Single by Six60

from the album Six60
- Released: 4 August 2020
- Genre: Pop
- Length: 2:57
- Label: Epic, Massive
- Songwriters: Malay; Marlon Gerbes; Matiu Walters; Paul Phamous;
- Producer: Malay

Six60 singles chronology
| "Long Gone" (2020) | "Sundown" (2020) | "Fade Away" (2020) |

Music video
- "Sundown" on YouTube

= Sundown (Six60 song) =

2020 single by Six60

"Sundown" is a song by New Zealand band Six60, released as the final single from their third album Six60 in August 2020.

==Background and composition==

The song's instruments are primarily samples of taonga pūoro (traditional Māori instruments). The samples were taken from an album by Hinewehi Mohi, which the song's producer Malay used as a basis for the track. Six60's lead singer Matiu Walters felt the song was one of his favourite tracks from the band's third album, describing it as "sound[ing] exactly like where we are right now."

== Release and promotion ==

The song was released as a single in the lead-up to their documentary film Six60: Till the Lights Go Out (2020). A music video was produced for the song, and released on 30 October. The video was directed by Connor Pritchard, who was given full creative control by the band, and shot over three days. At the 2021 Vision Feast Awards, the video won the Best Music Video award, and Pritchard was awarded the Visionary Director and Visionary Editing awards due to his work on the clip.

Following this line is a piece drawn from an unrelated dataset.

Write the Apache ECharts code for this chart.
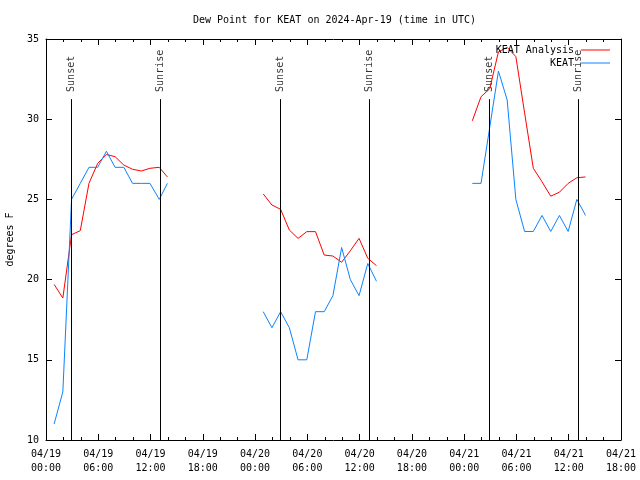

During the band's 2021 tour, musician and choreographer Pere Wihongi was employed to create a kapa haka routine for "Sundown", which was performed by a different regional kapa haka group at each concert.

== Critical reception ==

Alex Behan of Stuff described the song as "dreamy and aspirational".

==Credits and personnel==
Credits adapted from Tidal.

- Matt Chamberlain – drums
- Ji Fraser – guitar
- Chris Galland – mixing engineer
- Marlon Gerbes – guitar, keyboards, songwriting
- Chris Mac – bass guitar
- Malay – engineer, production, songwriting
- Manny Marroquin – mixer
- Eli Paewai – drums
- Paul Phamous – songwriting
- Six60 – performer
- Matiu Walters – songwriting, vocals

==Charts==

=== Weekly charts ===

| Chart (2020–2021) | Peak position |
|---|---|
| New Zealand (Recorded Music NZ) | 6 |

=== Year-end charts ===

| Chart (2021) | Position |
|---|---|
| New Zealand (Recorded Music NZ) | 21 |

== Certifications ==

Certifications for "Sundown"
| Region | Certification | Certified units/sales |
| New Zealand (RMNZ) | 6× Platinum | 180,000^{‡} |
^{‡} Sales+streaming figures based on certification alone.